対するこんこんは「鉄のように固い頑固者」、つねに「自分は自分」で周りのことはあまり関係ない人。自分なりの正義にどこまでもこだわる。それは、途轍もなく子供っぽい頑是なさ=青臭さ=ピュアネスだと思う。
光井愛佳はさりげなく空気が読める。しかしこんこんの辞書に「空気を読む」の文字はない。こんこんは、そもそも空気を読まなければ、と思っていないのはないだろうか。
二人の対照性について、もう一点。
【生育環境の違い】
光井愛佳さんのお父様は、お寺の御住職さんということです。(これは、お父様自身が、御自身のブログで「娘がモーニング娘。に入りました。」と書いていたことからネット上で有名になってしまった情報です)。
対するこんこんのお父様は、今更隠すまでもなく、札幌の住宅街でバーを経営するバーテンダーさんです。
関西という歴史と文化の厚みのある土地。伝統的地域文化の中枢にあるお寺の住職という地位にある父親。
北海道という、伝統も、長い歴史もなく、その分だけ自由で開放的な土地。そこで、バーテンダーという自分の技術と魅力だけが頼りの職業を選び、腕一本で勝負してきた父親。
そういう、まったく違う生育環境を持っていることも、二人の人間性の違いに反映しているのではないか、と思っています。
【とりあえずのまとめ】
以上、簡単に比較してみたとおり、こんこんは欠点だらけの人です(と僕は感じています)。
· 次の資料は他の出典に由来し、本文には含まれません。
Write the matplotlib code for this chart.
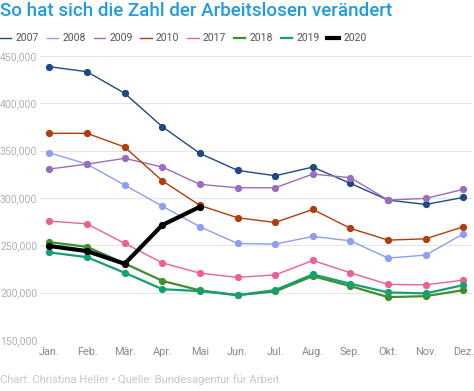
import matplotlib
matplotlib.use("Agg")
import matplotlib.pyplot as plt
from matplotlib.ticker import FuncFormatter

plt.rcParams['font.family'] = ['Roboto', 'DejaVu Sans']

months = ['Jan.', 'Feb.', 'Mär.', 'Apr.', 'Mai', 'Jun.', 'Jul.', 'Aug.', 'Sep.', 'Okt.', 'Nov.', 'Dez.']

y2007 = [438700, 433400, 410600, 375300, 347100, 329200, 323500, 332700, 315400, 297800, 293200, 300600]
y2008 = [347800, 335800, 313600, 291400, 269600, 252000, 251300, 259400, 254800, 236500, 239700, 262200]
y2009 = [330600, 335800, 341900, 332700, 314400, 310800, 310800, 325300, 321400, 297800, 299600, 309100]
y2010 = [368300, 368300, 353800, 318200, 292200, 279100, 274200, 287900, 267900, 255500, 256900, 269600]
y2017 = [275600, 272700, 252000, 231500, 220600, 216100, 218800, 234000, 221000, 208700, 208300, 213200]
y2018 = [253400, 248400, 230900, 212500, 202400, 197400, 201300, 217500, 206900, 195300, 196300, 202700]
y2019 = [242500, 237500, 221000, 203700, 201600, 197400, 202700, 219300, 209400, 200300, 199200, 208000]
y2020 = [249300, 243900, 230500, 271400, 290700]

series = [
    ('2007', y2007, '#1d4a80', 1.0),
    ('2008', y2008, '#8e9ef0', 1.0),
    ('2009', y2009, '#9a6dbf', 1.0),
    ('2010', y2010, '#b23c0c', 1.0),
    ('2017', y2017, '#ec6193', 1.0),
    ('2018', y2018, '#3f8f2a', 1.6),
    ('2019', y2019, '#14a070', 1.6),
    ('2020', y2020, '#000000', 3.0),
]

fig = plt.figure(figsize=(4.74, 3.91), dpi=100)
ax = fig.add_axes([40 / 474, 1 - 340 / 391, 432 / 474, 284 / 391])

for label, vals, color, lw in series:
    ax.plot(range(len(vals)), vals, color=color, lw=lw, marker='o', markersize=4.2,
            label=label, clip_on=False, zorder=3, solid_joinstyle='round')

ax.set_xlim(-0.25, 11.23)
ax.set_ylim(150000, 450000)
ax.set_yticks(range(150000, 450001, 50000))
ax.yaxis.set_major_formatter(FuncFormatter(lambda v, p: f'{int(v):,}'))
ax.set_xticks(range(12))
ax.set_xticklabels(months)
ax.tick_params(axis='y', length=0, pad=2, labelsize=7.5, labelcolor='#b0b0b0')
ax.tick_params(axis='x', length=0, pad=5, labelsize=7.8, labelcolor='#8a8a8a')
ax.grid(axis='y', color='#e6e6e6', lw=0.8)
ax.set_axisbelow(True)
for s in ax.spines.values():
    s.set_visible(False)

leg = ax.legend(ncol=8, loc='lower left', bbox_to_anchor=(-40 / 432, 1.045), frameon=False,
                handlelength=1.1, handletextpad=0.4, columnspacing=0.75, fontsize=7.5,
                borderaxespad=0, borderpad=0)
for h in leg.get_lines():
    h.set_marker('')
for t in leg.get_texts():
    t.set_color('#555555')

fig.text(0.0, 1 - 11 / 391, 'So hat sich die Zahl der Arbeitslosen verändert',
         fontsize=13.5, color='#1e9be3', fontweight='medium', va='center', ha='left',
         family=['Liberation Sans Narrow', 'Roboto'])
fig.text(0.0, 1 - 380 / 391, 'Chart: Christina Heller • Quelle: Bundesagentur für Arbeit',
         fontsize=8.1, color='#c8c8c8', va='center', ha='left')

fig.savefig('out.png', dpi=100)
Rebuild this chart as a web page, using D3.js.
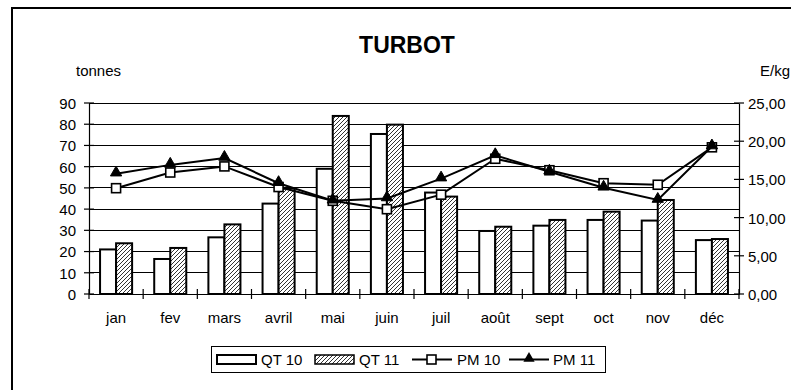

子供っぽくて、純粋で、頑固。だからこそ、「そんな純粋な人が芸能界でうまくやって行けるのか? 大丈夫なのか?」と心配させたし、その心配させるところが、圧倒的に「娘。=娘」だったし、だからこそ「紺野あさ美はモーニング娘。の象徴」だとも思っていました。それが、こんこんを見るとどうしようもなく切なくなり、応援せずにはいられない理由だったのです。
逆に光井愛佳は、器用になんでもこなしていけそうな安心感があります。今の時点で、一言で彼女の印象を言えば「出来すぎ君」です。
欠点こそ個性であり、心配させることこそ娘の「娘性」の本質であり、モーニング娘。の魅力の重要な要素であると感じている自分にとっては、やはり、この二人はとても対照的だと思われます。
光井愛佳14歳に比べれば、中澤裕子もうすぐ34歳のほうが、今もって「この人、大丈夫かなあ」と心配させる要素をたっぷり持っていて、その分、娘。的魅力に満ちあふれているとすら思われます。
光井愛佳の感じさせる安心感、それが、僕には、アイドルとしてのつまらなさに思えてしまうのです。もちろん、個人的な偏った見方に過ぎないので、それが光井愛佳の欠点だ、とまでは言えないと思いますが。